"Well, sir, compare him with old Sorrel Top, or Paddy, or the great Sam himself, or dear old Wormy, or young Perry, or dammit, even Paper Collar Johnny."
"Canadians all. Mr. Sarde is Canadian, too."
"The others are gentlemen. A cad with a commission is an outrage. He means well, but he doesn't set me a good example, sir; he's bad for my morals; he makes me peevish. What have I done that this bounder should come to reign over me?"
The dear man held up his thermometer as a threat.
"When the patient," he chuckled, "gets full of repartee, poor charity takes wings. I'm off to torture a wounded volunteer, and after me comes the parson. Beware of doctors, Blackguard." He gave me my pet name!
Next day the wounded were moved to Miss Baker's house—to be haunted by an angel. I used to nip out of bed and help her while she threatened to turn me into the horse corral. To that house came Mrs. Sarde secretly, with a pudding. I like chocolate shapes. She threatened widowhood and overdressed the part. She told me in stage whispers how she had crawled and crouched behind the corner of the stockade at Carlton, with creepy gestures in the shuddering gloom, to hear me reading the gospel to poor Sarde. She made me tell her all I had heard, and more, about Happy Bill, the converted railroad stoker, how he wasn't exactly a parson, and his monkey business not precisely a marriage. Oh, she was great as the outraged wife, betrayed but calm, trapped in a bogus marriage, but chock-full of respectability, a helpless prey. Fact is, the woman was having the time of her life, reeking adventure like a born adventuress. She clawed the air, she capsized my pudding, she spouted melodrama drivel about her marriage lines and bloody doom. This way lies madness! Gimme the dagger! She had a fat part to play in real melodrama, pleased all to pieces, having paroxysms of rage and grief, with one eye cocked at my shaving glass. Then she was washed away in floods of tears, while I taught her how to do coyote howls, until at last she looked up with a grin as if to say, "How's that, umpire?"

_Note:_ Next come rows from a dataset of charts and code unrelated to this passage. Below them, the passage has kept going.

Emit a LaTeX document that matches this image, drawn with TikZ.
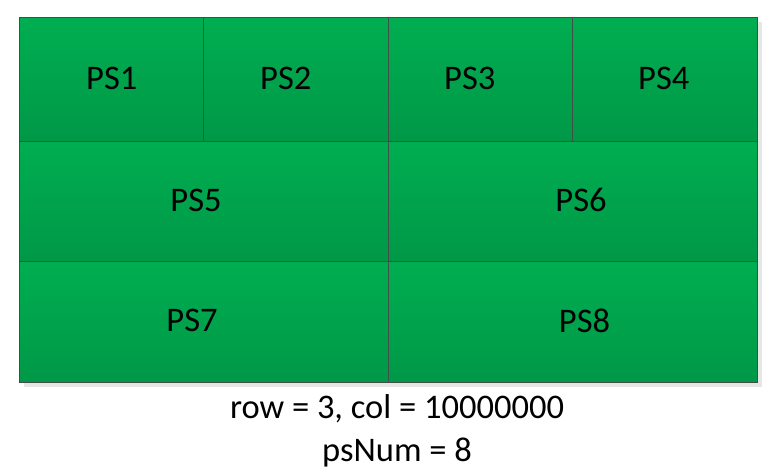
\documentclass[tikz,border=0pt]{standalone}
\usepackage{fontspec}
\setmainfont{Carlito}
\usetikzlibrary{positioning}
\definecolor{psTop}{RGB}{0,174,80}
\definecolor{psBot}{RGB}{0,152,72}
\definecolor{psLine}{RGB}{64,80,72}
\definecolor{psShade}{RGB}{230,230,230}

\begin{document}
\begin{tikzpicture}[x=1pt,y=-1pt,
  cell/.style={draw=psLine,line width=0.9pt,top color=psTop,bottom color=psBot,
    inner sep=0pt,outer sep=0pt},
  small/.style={cell,minimum width=184.5pt,minimum height=124pt},
  wide/.style={cell,minimum width=369pt,minimum height=120pt},
  lbl/.style={font=\fontsize{34.5}{40}\selectfont,inner sep=0pt,text=black},
  note/.style={lbl,anchor=base}]
\useasboundingbox (0,0) rectangle (783,471);
\fill[psShade] (24,22) rectangle (762,387);
% cells
\node[small] (ps1) at (111.25,79) {};
\node[small,right=0pt of ps1] (ps2) {};
\node[small,right=0pt of ps2] (ps3) {};
\node[small,right=0pt of ps3] (ps4) {};
\node[wide,minimum height=120pt] (ps5) at (203.5,201) {};
\node[wide,right=0pt of ps5] (ps6) {};
\node[wide,minimum height=121pt] (ps7) at (203.5,321.5) {};
\node[wide,minimum height=121pt,right=0pt of ps7] (ps8) {};
% labels
\node[lbl] (t1) at ([xshift=0.5pt,yshift=1pt]ps1.center) {PS1};
\node[lbl] (t2) at ([xshift=-10pt,yshift=1pt]ps2.center) {PS2};
\node[lbl] (t3) at ([xshift=-10.5pt,yshift=1pt]ps3.center) {PS3};
\node[lbl] (t4) at ([xshift=-1pt,yshift=1pt]ps4.center) {PS4};
\node[lbl] (t5) at ([xshift=-7.5pt,yshift=1pt]ps5.center) {PS5};
\node[lbl] (t6) at ([xshift=8.5pt,yshift=1pt]ps6.center) {PS6};
\node[lbl] (t7) at ([xshift=-11.5pt,yshift=1pt]ps7.center) {PS7};
\node[lbl] (t8) at ([xshift=12pt,yshift=1pt]ps8.center) {PS8};
\node[note] (dims) at (397,418) {row = 3, col = 10000000};
\node[note] (num) at (397,461.5) {psNum = 8};
\end{tikzpicture}
\end{document}
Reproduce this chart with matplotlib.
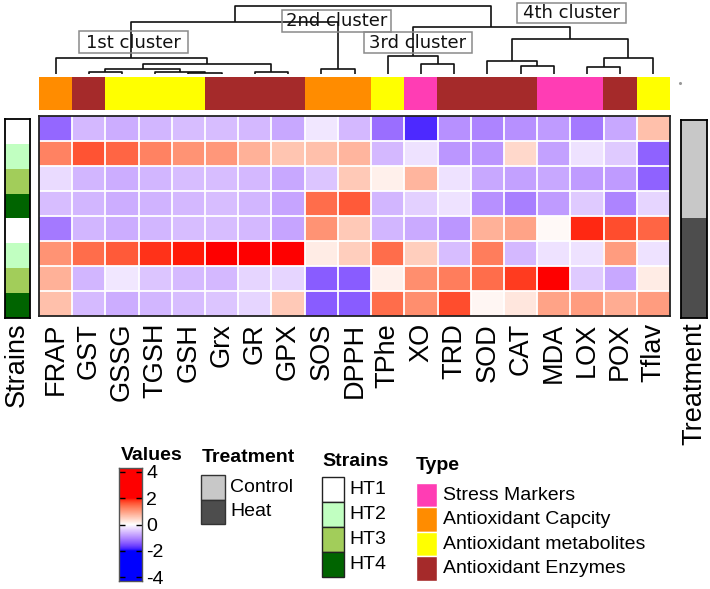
import numpy as np
import matplotlib
matplotlib.use("Agg")
import matplotlib.pyplot as plt
from matplotlib.colors import ListedColormap, Normalize
from matplotlib.patches import Rectangle

# ---------------- data ----------------
variables = ["FRAP", "GST", "GSSG", "TGSH", "GSH", "Grx", "GR", "GPX", "SOS", "DPPH",
             "TPhe", "XO", "TRD", "SOD", "CAT", "MDA", "LOX", "POX", "Tflav"]
var_type = ["Antioxidant Capcity", "Antioxidant Enzymes", "Antioxidant metabolites",
            "Antioxidant metabolites", "Antioxidant metabolites", "Antioxidant Enzymes",
            "Antioxidant Enzymes", "Antioxidant Enzymes", "Antioxidant Capcity",
            "Antioxidant Capcity", "Antioxidant metabolites", "Stress Markers",
            "Antioxidant Enzymes", "Antioxidant Enzymes", "Antioxidant Enzymes",
            "Stress Markers", "Stress Markers", "Antioxidant Enzymes",
            "Antioxidant metabolites"]
strains = ["HT1", "HT2", "HT3", "HT4", "HT1", "HT2", "HT3", "HT4"]
treatment = ["Control"] * 4 + ["Heat"] * 4

row1 = [-1.3, -0.6, -0.7, -0.62, -0.55, -0.55, -0.6, -0.75, -0.2, -0.6,
        -1.25, -1.8, -0.95, -1.05, -0.95, -0.85, -1.15, -0.75, 0.65]
row2 = [1.25, 1.65, 1.5, 1.25, 1.1, 1.05, 0.8, 0.6, 0.65, 0.75,
        -0.6, -0.25, -0.9, -0.9, 0.4, -0.8, -0.25, -0.45, -1.35]
row3 = [-0.3, -0.62, -0.7, -0.62, -0.55, -0.55, -0.6, -0.75, -0.5, 0.55,
        0.15, 0.75, -0.25, -0.75, -0.8, -0.75, -0.85, -0.85, -1.35]
row4 = [-0.55, -0.62, -0.7, -0.65, -0.6, -0.55, -0.62, -0.78, 1.45, 1.6,
        -0.62, -0.4, -0.25, -0.95, -1.1, -0.85, -0.45, -1.05, -0.35]
row5 = [-1.15, -0.62, -0.7, -0.62, -0.55, -0.55, -0.6, -0.78, 1.1, 0.55,
        -0.62, -0.72, -0.9, 0.8, 0.95, 0.05, 1.9, 1.7, 1.5]
row6 = [1.1, 1.45, 1.6, 1.85, 1.95, 2.05, 2.05, 2.05, 0.2, 0.5,
        1.45, 0.5, -0.55, 1.3, -0.6, -0.25, -0.25, 1.0, -0.25]
row7 = [0.8, -0.62, -0.2, -0.5, -0.58, -0.6, -0.35, -0.35, -1.4, -1.4,
        0.15, 1.15, 1.3, 1.45, 1.8, 2.0, -0.45, -0.75, 0.2]
row8 = [0.65, -0.58, -0.7, -0.62, -0.55, -0.5, -0.35, 0.55, -1.4, -1.4,
        1.45, 1.15, 1.7, 0.08, 0.25, 0.95, 1.0, 0.85, 1.0]
values = np.array([row1, row2, row3, row4, row5, row6, row7, row8])

# dendrogram merges: (child_a, child_b, height); ints refer to earlier merges
merges = [
    ("GST", "GSSG", 2.0),     # 0
    ("GSH", "Grx", 0.8),      # 1
    ("TGSH", 1, 1.8),         # 2
    (0, 2, 5.3),              # 3
    ("GR", "GPX", 2.0),       # 4
    (3, 4, 10.3),             # 5
    ("FRAP", 5, 16.0),        # 6
    ("SOS", "DPPH", 5.0),     # 7
    (6, 7, 52.0),             # 8
    ("XO", "TRD", 10.0),      # 9
    ("TPhe", 9, 18.0),        # 10
    ("CAT", "MDA", 8.0),      # 11
    ("SOD", 11, 13.3),        # 12
    ("LOX", "POX", 7.3),      # 13
    (13, "Tflav", 15.7),      # 14
    (12, 14, 35.0),           # 15
    (10, 15, 47.0),           # 16
    (8, 16, 68.0),            # 17
]
cluster_labels = ["1st cluster", "2nd cluster", "3rd cluster", "4th cluster"]

type_colors = {"Stress Markers": "#FF3DB4", "Antioxidant Capcity": "#FF8C00",
               "Antioxidant metabolites": "#FFFF00", "Antioxidant Enzymes": "#A52A2A"}
strain_colors = {"HT1": "#FFFFFF", "HT2": "#C1FFC1", "HT3": "#A2CD5A", "HT4": "#006400"}
treat_colors = {"Control": "#C8C8C8", "Heat": "#4D4D4D"}

# ---------------- LAB colour ramp (blue-white-red, -2..2) ----------------
M = np.array([[0.4124, 0.3576, 0.1805], [0.2126, 0.7152, 0.0722], [0.0193, 0.1192, 0.9505]])
WHITE = np.array([0.95047, 1.0, 1.08883])


def to_lab(rgb):
    c = np.asarray(rgb, float)
    lin = np.where(c <= 0.04045, c / 12.92, ((c + 0.055) / 1.055) ** 2.4)
    xyz = M @ lin / WHITE
    f = np.where(xyz > 0.008856, np.cbrt(xyz), 7.787 * xyz + 16 / 116)
    return np.array([116 * f[1] - 16, 500 * (f[0] - f[1]), 200 * (f[1] - f[2])])


def from_lab(lab):
    L, a, b = lab
    fy = (L + 16) / 116
    f = np.array([fy + a / 500, fy, fy - b / 200])
    xyz = np.where(f ** 3 > 0.008856, f ** 3, (f - 16 / 116) / 7.787) * WHITE
    lin = np.linalg.solve(M, xyz)
    c = np.where(lin <= 0.0031308, 12.92 * lin, 1.055 * np.clip(lin, 0, None) ** (1 / 2.4) - 0.055)
    return np.clip(c, 0, 1)


lab_b, lab_w, lab_r = to_lab([0, 0, 1]), to_lab([1, 1, 1]), to_lab([1, 0, 0])
cols = []
for t in np.linspace(-1, 1, 256):
    if t < 0:
        lab = lab_w + (lab_b - lab_w) * (-t)
    else:
        lab = lab_w + (lab_r - lab_w) * t
    cols.append(from_lab(lab))
cmap = ListedColormap(cols)
norm = Normalize(-2, 2, clip=True)

# ---------------- figure ----------------
W, H = 710, 589
fig = plt.figure(figsize=(W / 100, H / 100), dpi=100)
plt.rcParams["font.family"] = ["Liberation Sans", "DejaVu Sans"]


def px_axes(x0, y0, x1, y1, **kw):
    return fig.add_axes([x0 / W, 1 - y1 / H, (x1 - x0) / W, (y1 - y0) / H], **kw)


ncol, nrow = len(variables), len(strains)
HX0, HX1, HY0, HY1 = 39, 670, 116, 316

# heatmap
ax = px_axes(HX0, HY0, HX1, HY1)
ax.imshow(values, cmap=cmap, norm=norm, aspect="auto", interpolation="nearest",
          extent=(0, ncol, nrow, 0))
for i in range(1, ncol):
    ax.axvline(i, color="white", lw=1.3)
for j in range(1, nrow):
    ax.axhline(j, color="white", lw=1.3)
ax.set_xlim(0, ncol)
ax.set_ylim(nrow, 0)
ax.set_yticks([])
ax.set_xticks(np.arange(ncol) + 0.5)
ax.set_xticklabels(variables, rotation=90, fontsize=19.5, va="top")
ax.tick_params(axis="x", length=0, pad=5)
for s in ax.spines.values():
    s.set_linewidth(1.3)
    s.set_color("#222222")

# type annotation bar
axt = px_axes(HX0, 77, HX1, 110)
axt.imshow([[matplotlib.colors.to_rgb(type_colors[t]) for t in var_type]], aspect="auto",
           interpolation="nearest", extent=(0, ncol, 1, 0))
axt.set_xlim(0, ncol)
axt.axis("off")

# strains bar
axs = px_axes(5, 119, 30, 318)
axs.imshow([[matplotlib.colors.to_rgb(strain_colors[s])] for s in strains], aspect="auto",
           interpolation="nearest", extent=(0, 1, nrow, 0))
axs.set_xticks([]); axs.set_yticks([])
for s in axs.spines.values():
    s.set_linewidth(1.3)

# treatment bar
axr = px_axes(681, 120, 707, 318)
axr.imshow([[matplotlib.colors.to_rgb(treat_colors[t])] for t in treatment], aspect="auto",
           interpolation="nearest", extent=(0, 1, nrow, 0))
axr.set_xticks([]); axr.set_yticks([])
for s in axr.spines.values():
    s.set_linewidth(1.3)

# dendrogram
axd = px_axes(HX0, 6, HX1, 74)
axd.set_xlim(0, ncol)
axd.set_ylim(0, 68)
axd.axis("off")
nodes = []


def node_pos(n):
    if isinstance(n, str):
        return variables.index(n) + 0.5, 0.0
    return nodes[n]


for a, b, h in merges:
    xa, ha = node_pos(a)
    xb, hb = node_pos(b)
    axd.plot([xa, xa, xb, xb], [ha, h, h, hb], color="#111111", lw=1.2,
             solid_capstyle="butt", clip_on=False)
    nodes.append(((xa + xb) / 2, h))

# overlay in pixel coordinates
ov = fig.add_axes([0, 0, 1, 1], zorder=10)
ov.set_xlim(0, W)
ov.set_ylim(H, 0)
ov.axis("off")
ov.patch.set_alpha(0)

boxes = [(79, 31, 188, 53), (282, 10, 391, 32), (364, 32, 472, 53), (517, 3, 626, 23)]
for lab, (x0, y0, x1, y1) in zip(cluster_labels, boxes):
    ov.add_patch(Rectangle((x0, y0), x1 - x0, y1 - y0, fill=False, ec="#8a8a8a", lw=1.1))
    ov.text((x0 + x1) / 2, (y0 + y1) / 2 + 0.5, lab, ha="center", va="center",
            fontsize=13, family="DejaVu Sans", color="#111111")

ov.plot([680], [83], marker="o", ms=1.2, color="#999999")

ov.text(17, 322, "Strains", rotation=90, ha="center", va="top", fontsize=19.5)
ov.text(694, 322, "Treatment", rotation=90, ha="center", va="top", fontsize=19.5)

# Values legend (colour bar)
ov.text(121, 455, "Values", fontsize=14, fontweight="bold", va="center", ha="left")
axc = px_axes(119, 468, 142, 581)
grad = np.linspace(4.3, -4.3, 200).reshape(-1, 1)
axc.imshow(grad, cmap=cmap, norm=norm, aspect="auto", extent=(0, 1, -4.3, 4.3))
axc.set_xlim(0, 1)
axc.set_ylim(-4.3, 4.3)
axc.set_xticks([])
ticks = [4, 2, 0, -2, -4]
axc.set_yticks(ticks)
axc.yaxis.tick_right()
axc.set_yticklabels([str(t) for t in ticks], fontsize=14)
axc.tick_params(axis="y", direction="in", length=4, width=1, pad=3, left=True)
for s in axc.spines.values():
    s.set_linewidth(1.0)
    s.set_color("#555555")

# Treatment legend
ov.text(202, 458, "Treatment", fontsize=14, fontweight="bold", va="center", ha="left")
for k, name in enumerate(["Control", "Heat"]):
    y0 = 475 + k * 24.5
    ov.add_patch(Rectangle((201, y0), 24, 24.5, fc=treat_colors[name], ec="#333333", lw=1.0))
    ov.text(230, y0 + 12.5, name, fontsize=14, va="center", ha="left")

# Strains legend
ov.text(322, 462, "Strains", fontsize=14, fontweight="bold", va="center", ha="left")
for k, name in enumerate(["HT1", "HT2", "HT3", "HT4"]):
    y0 = 476.5 + k * 25.1
    ov.add_patch(Rectangle((322, y0), 21.5, 25.1, fc=strain_colors[name], ec="#222222", lw=1.0))
    ov.text(349, y0 + 12.8, name, fontsize=14, va="center", ha="left")

# Type legend
ov.text(416, 466, "Type", fontsize=14, fontweight="bold", va="center", ha="left")
for k, name in enumerate(["Stress Markers", "Antioxidant Capcity",
                          "Antioxidant metabolites", "Antioxidant Enzymes"]):
    y0 = 482.7 + k * 24.5
    ov.add_patch(Rectangle((416, y0), 21, 24.5, fc=type_colors[name], ec="white", lw=1.0))
    ov.text(443, y0 + 12.5, name, fontsize=14, va="center", ha="left")

fig.savefig("out.png", dpi=100)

Only he is fortunate with women of whom they take no notice. I was not fortunate. They always noticed me, to my undoing. Of course, they made me pay, at every gate, their toll of kisses on the hell road. Here was the puss complete who, when I called her a shammy little liar, avowed me to be the only man who really understood. Because I denied her I was the only man she ever wanted. She knew that I liked pussies, that no puss could be too fluffy—and let me see her at her fluffiest. She wanted to get rid of Sarde that she might marry me. I told her kittens were all very well to play with, but not much use to keep, because they always degenerated into cats. My ears should select my woman, not my eyes.
Oh, she was very fair, and most alluring, catching at my senses, tearing at my heart—a foul temptation to my body. And I was twenty-one years young in those days. I took her by the shoulders from behind, kissed her upon the neck—a much less tempting place than the lips I craved for—and bundled her out of the house to sulk in the horse corral while I devoured her pudding.
It was after the war was over, some time about September, that the Sardes were transferred again to Fort Qu'Appelle. And there the woman went stalking for Happy Bill. She thought herself no end of a scout when she found him. Then she paid five dollars to be told by a real live lawyer in his legal jargon that she was not a married lady. Her next act was to write a declaration of her woes and "pin it to Sarde's bosom with a dagger"—which means, I suppose, that she left a letter for him on the dressing-table before she robbed his cash-box, and streaked off home to uncle. She used to write me most inviting letters.